Martha swelled up a little. "Feagin named his little girl Martha Ann, too? How many does that make?"

"Let's see," I replied. "There's you, and me, and now the baby,"

"Uncle Howard's youngest," joined in Jeanette, "and probably more from kin that's moved away and lost touch."

"Does anybody remember her?" I asked, "The first Martha Ann, I mean?" Jeanette was two years older than I was. The first Martha Ann was her great-grandmother, my great-great. She died a month after I was born. She was ninety years old. She had been born in Western Missouri, at the start of the Kansas-Missouri Border Wars, had lived through the Civil War, and buried her mother, Ailcy, before she was ten, moving with her father, step-mother, and the other surviving children to Texas.

"Kind of," said Jeanette. "Mostly I remember her hands. They were all swollen, and her fingers were twisted and curled. Momma always said the rheumatism gave her a lot of pain, but ever time I remember seeing her, she was smiling."

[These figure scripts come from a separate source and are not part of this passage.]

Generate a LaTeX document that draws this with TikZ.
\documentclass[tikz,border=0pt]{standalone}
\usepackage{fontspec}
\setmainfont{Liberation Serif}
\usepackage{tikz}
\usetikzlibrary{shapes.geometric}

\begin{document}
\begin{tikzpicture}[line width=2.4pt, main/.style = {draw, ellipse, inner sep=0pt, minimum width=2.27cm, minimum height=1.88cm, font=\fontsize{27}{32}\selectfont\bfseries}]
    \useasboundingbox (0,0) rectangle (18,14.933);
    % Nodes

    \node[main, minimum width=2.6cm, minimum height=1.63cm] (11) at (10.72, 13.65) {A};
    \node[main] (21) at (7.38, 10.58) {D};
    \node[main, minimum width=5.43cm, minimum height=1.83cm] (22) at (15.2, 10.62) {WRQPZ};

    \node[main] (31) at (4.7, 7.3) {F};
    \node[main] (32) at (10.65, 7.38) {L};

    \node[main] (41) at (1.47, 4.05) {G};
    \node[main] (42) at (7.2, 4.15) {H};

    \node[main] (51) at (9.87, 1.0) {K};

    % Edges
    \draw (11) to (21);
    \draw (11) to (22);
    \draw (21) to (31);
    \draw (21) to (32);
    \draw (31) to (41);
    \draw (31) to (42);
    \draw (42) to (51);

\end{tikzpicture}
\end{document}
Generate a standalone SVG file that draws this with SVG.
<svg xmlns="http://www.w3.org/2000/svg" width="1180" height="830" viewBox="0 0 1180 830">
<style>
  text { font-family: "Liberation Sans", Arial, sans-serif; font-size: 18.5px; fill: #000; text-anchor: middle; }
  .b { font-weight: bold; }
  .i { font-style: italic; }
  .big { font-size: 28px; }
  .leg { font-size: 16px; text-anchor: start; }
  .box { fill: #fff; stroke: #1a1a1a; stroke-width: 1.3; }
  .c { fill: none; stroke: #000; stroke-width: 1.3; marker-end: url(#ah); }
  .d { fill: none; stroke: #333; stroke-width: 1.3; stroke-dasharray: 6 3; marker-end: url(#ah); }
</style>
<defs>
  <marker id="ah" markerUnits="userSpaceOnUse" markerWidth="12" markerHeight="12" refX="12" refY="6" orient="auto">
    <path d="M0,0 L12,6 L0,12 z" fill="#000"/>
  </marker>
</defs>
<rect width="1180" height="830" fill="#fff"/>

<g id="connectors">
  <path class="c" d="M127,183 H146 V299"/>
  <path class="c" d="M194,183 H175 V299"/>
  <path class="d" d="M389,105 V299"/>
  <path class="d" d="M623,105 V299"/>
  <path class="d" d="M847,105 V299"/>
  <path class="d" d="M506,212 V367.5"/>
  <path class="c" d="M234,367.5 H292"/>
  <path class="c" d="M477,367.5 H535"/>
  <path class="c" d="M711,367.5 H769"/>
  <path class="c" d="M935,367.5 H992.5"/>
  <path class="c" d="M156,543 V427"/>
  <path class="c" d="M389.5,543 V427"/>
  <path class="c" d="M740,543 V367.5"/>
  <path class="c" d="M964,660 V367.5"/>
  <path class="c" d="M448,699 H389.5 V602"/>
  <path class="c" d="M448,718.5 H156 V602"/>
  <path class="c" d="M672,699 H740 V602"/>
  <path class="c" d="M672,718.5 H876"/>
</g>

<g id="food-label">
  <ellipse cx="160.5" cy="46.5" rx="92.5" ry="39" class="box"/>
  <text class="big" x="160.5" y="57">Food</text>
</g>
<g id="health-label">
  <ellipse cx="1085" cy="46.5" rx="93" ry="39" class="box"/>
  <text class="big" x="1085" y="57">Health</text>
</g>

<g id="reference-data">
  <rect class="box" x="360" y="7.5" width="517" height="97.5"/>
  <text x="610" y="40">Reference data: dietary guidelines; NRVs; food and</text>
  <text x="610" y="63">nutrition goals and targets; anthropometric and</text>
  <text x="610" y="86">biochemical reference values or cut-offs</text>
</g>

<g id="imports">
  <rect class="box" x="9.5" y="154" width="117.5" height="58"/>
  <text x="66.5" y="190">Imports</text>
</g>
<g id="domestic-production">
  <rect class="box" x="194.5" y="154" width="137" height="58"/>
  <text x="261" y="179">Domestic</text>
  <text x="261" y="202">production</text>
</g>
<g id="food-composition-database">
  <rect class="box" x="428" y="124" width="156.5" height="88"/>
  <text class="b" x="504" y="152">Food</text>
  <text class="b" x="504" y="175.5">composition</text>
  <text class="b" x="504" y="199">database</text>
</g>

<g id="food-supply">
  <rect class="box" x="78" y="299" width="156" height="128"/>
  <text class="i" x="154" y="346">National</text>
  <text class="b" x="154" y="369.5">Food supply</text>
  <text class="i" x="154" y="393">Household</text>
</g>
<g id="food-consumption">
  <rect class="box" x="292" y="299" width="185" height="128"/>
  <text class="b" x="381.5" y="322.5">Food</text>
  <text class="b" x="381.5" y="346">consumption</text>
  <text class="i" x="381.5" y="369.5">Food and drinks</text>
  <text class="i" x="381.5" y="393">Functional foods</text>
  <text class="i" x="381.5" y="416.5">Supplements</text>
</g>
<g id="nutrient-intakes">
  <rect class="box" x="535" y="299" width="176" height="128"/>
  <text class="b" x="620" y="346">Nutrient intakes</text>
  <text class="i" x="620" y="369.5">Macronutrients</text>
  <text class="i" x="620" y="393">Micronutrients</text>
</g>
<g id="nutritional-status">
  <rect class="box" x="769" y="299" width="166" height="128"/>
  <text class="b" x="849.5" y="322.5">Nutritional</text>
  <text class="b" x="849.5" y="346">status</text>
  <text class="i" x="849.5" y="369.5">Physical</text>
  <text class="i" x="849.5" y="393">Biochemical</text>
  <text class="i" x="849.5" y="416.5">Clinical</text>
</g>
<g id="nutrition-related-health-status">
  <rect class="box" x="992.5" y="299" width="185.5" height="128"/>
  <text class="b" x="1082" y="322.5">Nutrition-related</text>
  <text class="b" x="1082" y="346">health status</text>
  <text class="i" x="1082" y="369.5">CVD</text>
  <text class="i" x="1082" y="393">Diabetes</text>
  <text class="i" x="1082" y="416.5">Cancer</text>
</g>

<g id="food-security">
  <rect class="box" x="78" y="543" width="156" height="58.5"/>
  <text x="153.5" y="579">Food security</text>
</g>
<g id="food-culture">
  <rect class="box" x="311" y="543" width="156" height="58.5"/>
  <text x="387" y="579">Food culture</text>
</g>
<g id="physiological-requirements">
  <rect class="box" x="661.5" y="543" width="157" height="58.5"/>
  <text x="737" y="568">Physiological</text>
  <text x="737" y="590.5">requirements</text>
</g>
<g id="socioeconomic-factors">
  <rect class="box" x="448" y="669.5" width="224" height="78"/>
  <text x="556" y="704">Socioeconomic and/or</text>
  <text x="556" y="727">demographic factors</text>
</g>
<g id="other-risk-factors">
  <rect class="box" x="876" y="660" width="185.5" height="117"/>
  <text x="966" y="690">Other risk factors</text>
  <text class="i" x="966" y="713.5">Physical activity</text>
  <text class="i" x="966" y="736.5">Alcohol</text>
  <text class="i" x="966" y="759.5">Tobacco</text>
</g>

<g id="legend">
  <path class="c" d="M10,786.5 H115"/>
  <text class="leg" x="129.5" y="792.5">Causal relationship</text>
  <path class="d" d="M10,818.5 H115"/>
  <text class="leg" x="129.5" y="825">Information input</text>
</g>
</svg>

We continued down the row, the sack of beans beginning to fill up. "She was as kind and good," Martha said, "as her daughter was mean."

"Martha!"

"Well, it's what everybody says. Not any of us knowed her, since she died before we was borned. But I know I've heard lots of people say it: Euna Thorne Hughes was about the meanest woman ever lived, even though her mother was the kindest."

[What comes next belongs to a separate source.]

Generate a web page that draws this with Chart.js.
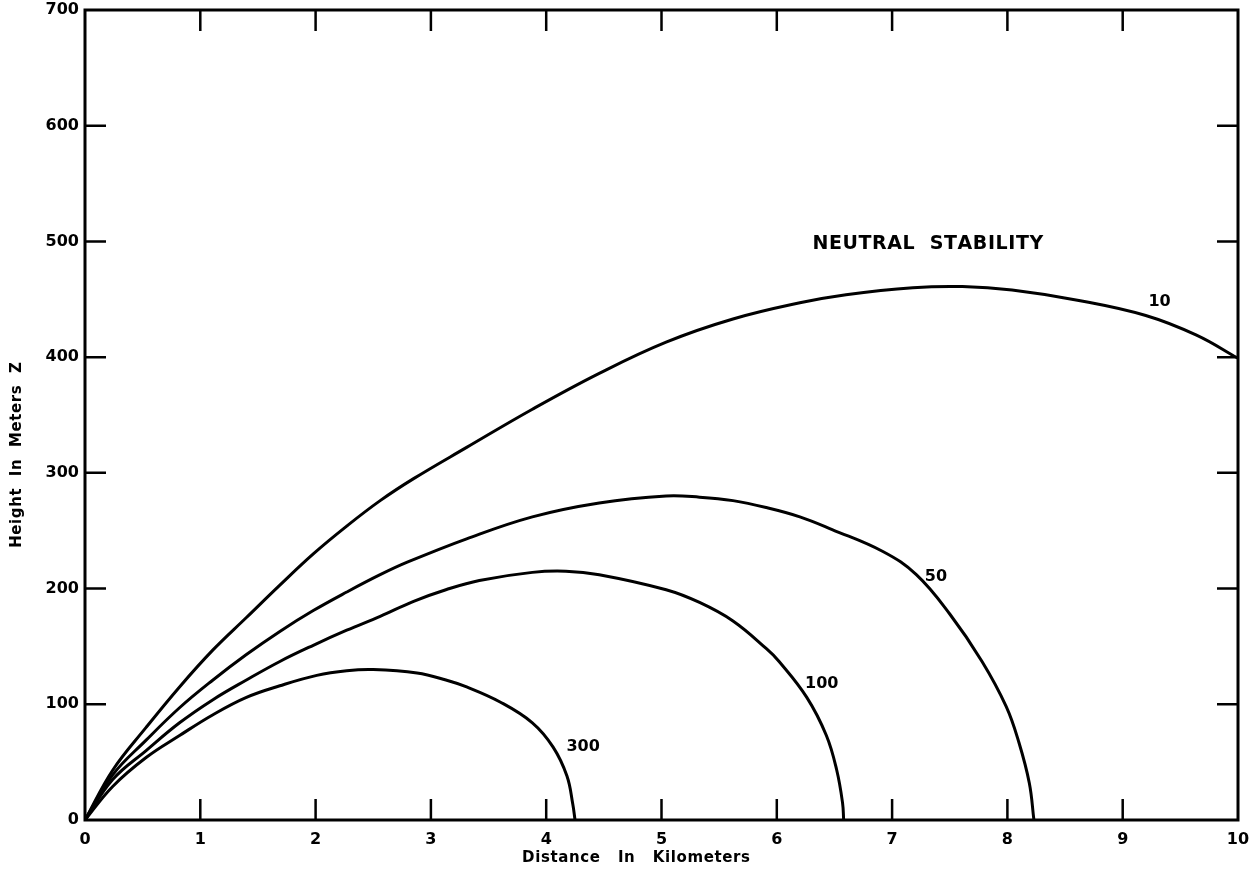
<!DOCTYPE html>
<html>
<head>
<meta charset="utf-8">
<script src="https://cdn.jsdelivr.net/npm/chart.js@4.4.1/dist/chart.umd.min.js"></script>
<style>
  html, body { margin: 0; padding: 0; background: #fff; }
  #wrap { width: 1257px; height: 871px; }
</style>
</head>
<body>
<div id="wrap"><canvas id="plumeChart"></canvas></div>
<script>
// Plume centre-line height vs downwind distance, neutral stability,
// one curve per parameter value (10, 50, 100, 300).

// Distance (km) and height (m).
const dist10 = [0, 0.24, 0.53, 0.82, 1.11, 1.40, 1.69, 1.98, 2.27, 2.56, 2.85, 3.31, 3.88, 4.46, 5.04, 5.62, 6.20, 6.60, 7.18, 7.61, 8.04, 8.62, 9.20, 9.64, 10.0];
const height10 = [0, 43, 80, 115, 147, 175, 203, 230, 254, 276, 295, 322, 355, 386, 413, 433, 447, 454, 460, 461, 458, 449, 436, 419, 399];

const dist50 = [0, 0.24, 0.53, 0.82, 1.11, 1.40, 1.69, 1.98, 2.27, 2.56, 2.80, 3.31, 3.88, 4.46, 5.04, 5.33, 5.62, 5.91, 6.20, 6.48, 6.92, 7.21, 7.50, 7.78, 7.99, 8.10, 8.19, 8.23];
const height50 = [0, 39, 69, 97, 121, 143, 163, 181, 197, 212, 223, 243, 262, 274, 280, 279, 276, 270, 262, 251, 232, 212, 178, 137, 98, 67, 32, 0];

const dist100 = [0, 0.24, 0.53, 0.82, 1.11, 1.40, 1.69, 1.98, 2.27, 2.56, 2.85, 3.13, 3.42, 3.88, 4.17, 4.46, 5.04, 5.33, 5.62, 5.91, 6.02, 6.26, 6.43, 6.52, 6.57, 6.58];
const height100 = [0, 35, 60, 84, 104, 121, 137, 151, 164, 176, 189, 199, 207, 214, 215, 212, 199, 188, 172, 148, 137, 106, 73, 43, 15, 0];

const dist300 = [0, 0.24, 0.53, 0.82, 1.11, 1.40, 1.69, 2.01, 2.27, 2.50, 2.88, 3.13, 3.31, 3.60, 3.88, 4.06, 4.18, 4.23, 4.25];
const height300 = [0, 29, 54, 73, 91, 106, 116, 125, 129, 130, 127, 121, 115, 102, 84, 63, 38, 14, 0];

// Curve labels: text and the (km, m) point where each sits.
const curveLabels = ['10', '50', '100', '300'];
const labelDist = [9.32, 7.38, 6.39, 4.32];
const labelHeight = [448, 210, 118, 63];

const FONT = 'DejaVu Sans';

function pts(xs, ys) {
    return xs.map((x, i) => ({ x: x, y: ys[i] }));
}

function curve(label, xs, ys) {
    return {
        label: label,
        data: pts(xs, ys),
        showLine: true,
        borderColor: '#000',
        borderWidth: 3,
        pointRadius: 0,
        tension: 0.4,
        fill: false
    };
}

// Draw text with extra spacing between letters (canvas has no word-spacing).
function spacedText(ctx, txt, cx, cy, gap) {
    const chars = [...txt];
    const widths = chars.map(c => ctx.measureText(c).width + gap);
    const total = widths.reduce((s, w) => s + w, 0) - gap;
    let x = cx - total / 2;
    ctx.textAlign = 'left';
    chars.forEach((c, i) => { ctx.fillText(c, x, cy); x += widths[i]; });
    ctx.textAlign = 'center';
}

// Frame, inward tick marks, axis titles and in-plot text.
const decorations = {
    id: 'decorations',
    afterDraw(chart) {
        const ctx = chart.ctx;
        const a = chart.chartArea;
        const xs = chart.scales.x, ys = chart.scales.y;
        ctx.save();
        ctx.strokeStyle = '#000';
        ctx.lineWidth = 3;
        ctx.strokeRect(a.left, a.top, a.right - a.left, a.bottom - a.top);

        ctx.lineWidth = 2.5;
        ctx.beginPath();
        xs.ticks.forEach(t => {
            if (t.value <= xs.min || t.value >= xs.max) return;
            const px = xs.getPixelForValue(t.value);
            ctx.moveTo(px, a.bottom); ctx.lineTo(px, a.bottom - 21);
            ctx.moveTo(px, a.top); ctx.lineTo(px, a.top + 21);
        });
        ys.ticks.forEach(t => {
            if (t.value <= ys.min || t.value >= ys.max) return;
            const py = ys.getPixelForValue(t.value);
            ctx.moveTo(a.left, py); ctx.lineTo(a.left + 21, py);
            ctx.moveTo(a.right, py); ctx.lineTo(a.right - 21, py);
        });
        ctx.stroke();

        ctx.fillStyle = '#000';
        ctx.textAlign = 'center';
        ctx.textBaseline = 'middle';

        ctx.font = 'bold 16px ' + FONT;
        curveLabels.forEach((txt, i) => {
            ctx.fillText(txt, xs.getPixelForValue(labelDist[i]), ys.getPixelForValue(labelHeight[i]));
        });

        ctx.font = 'bold 19px ' + FONT;
        spacedText(ctx, 'NEUTRAL  STABILITY', xs.getPixelForValue(7.31), ys.getPixelForValue(498), 0.6);

        ctx.font = 'bold 15px ' + FONT;
        spacedText(ctx, 'Distance   In   Kilometers', 636, 858, 0.6);

        ctx.translate(17, 455);
        ctx.rotate(-Math.PI / 2);
        spacedText(ctx, 'Height  In  Meters  Z', 0, 0, 0.6);
        ctx.restore();
    }
};

new Chart(document.getElementById('plumeChart'), {
    type: 'scatter',
    data: {
        datasets: [
            curve('10', dist10, height10),
            curve('50', dist50, height50),
            curve('100', dist100, height100),
            curve('300', dist300, height300)
        ]
    },
    options: {
        responsive: true,
        maintainAspectRatio: false,
        animation: false,
        layout: { padding: { left: 0, top: 10, right: 19, bottom: 0 } },
        plugins: {
            legend: { display: false },
            tooltip: { enabled: false }
        },
        scales: {
            x: {
                type: 'linear', min: 0, max: 10,
                grid: { display: false, drawTicks: false },
                border: { display: false },
                ticks: { stepSize: 1, color: '#000', padding: 10, maxRotation: 0,
                         font: { family: FONT, size: 16, weight: 'bold' } },
                afterFit: s => { s.height = 51; s.paddingLeft = 0; s.paddingRight = 0; }
            },
            y: {
                type: 'linear', min: 0, max: 700,
                grid: { display: false, drawTicks: false },
                border: { display: false },
                ticks: { stepSize: 100, color: '#000', padding: 6,
                         font: { family: FONT, size: 16, weight: 'bold' } },
                afterFit: s => { s.width = 85; s.paddingTop = 0; s.paddingBottom = 0; }
            }
        }
    },
    plugins: [decorations]
});
</script>
</body>
</html>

The sack we brought with us was, by that time, full almost to bursting with bean pods, so we walked back to the house, talking mostly about other things, and by the time we were back, Annie had anther bag, filled with biscuits. Annie Thorne made the biggest, lightest biscuits I ever saw anywhere, and I could smell them all the way home, as I trudged, by this time, back down the sandy road to my grandparents farm. By the time I got back, my Uncle Feagin and his family had arrived. Grandmother brought several bowls out to the front porch, handing me the smallest, and she, my mom, my aunts and I sat at one end and snapped the beans, while the men all sat at the other end, my Great-Grandfather Hughes; his son-in-law, my grandfather Windham; my dad and his brothers-in-law; all telling fishing stories. I sat where I could clearly see my great-grandfather, sitting with his chair leaned back against the wall, smiling and talking softly with the younger men, all of whom gave him their complete respect. He was clearly a good man. I was, and still am, puzzled by the circumstances. I, like several of my cousins, was named for his mother-in-law, whom everyone called a good woman. But his wife, her daughter, was, according to everyone who remembered her, a mean-spirited woman who visited her misery on the whole family, to a degree that we all live with the repercussions to this day. I could see the remnants on my own mother's face, as she sat, angrily snapping the beans that were a loving gift from her own cousin, that my cousins and I picked on a glorious afternoon in a country bean-field.

I still wonder what made her so mean, and why she passed the meanness on to my mother.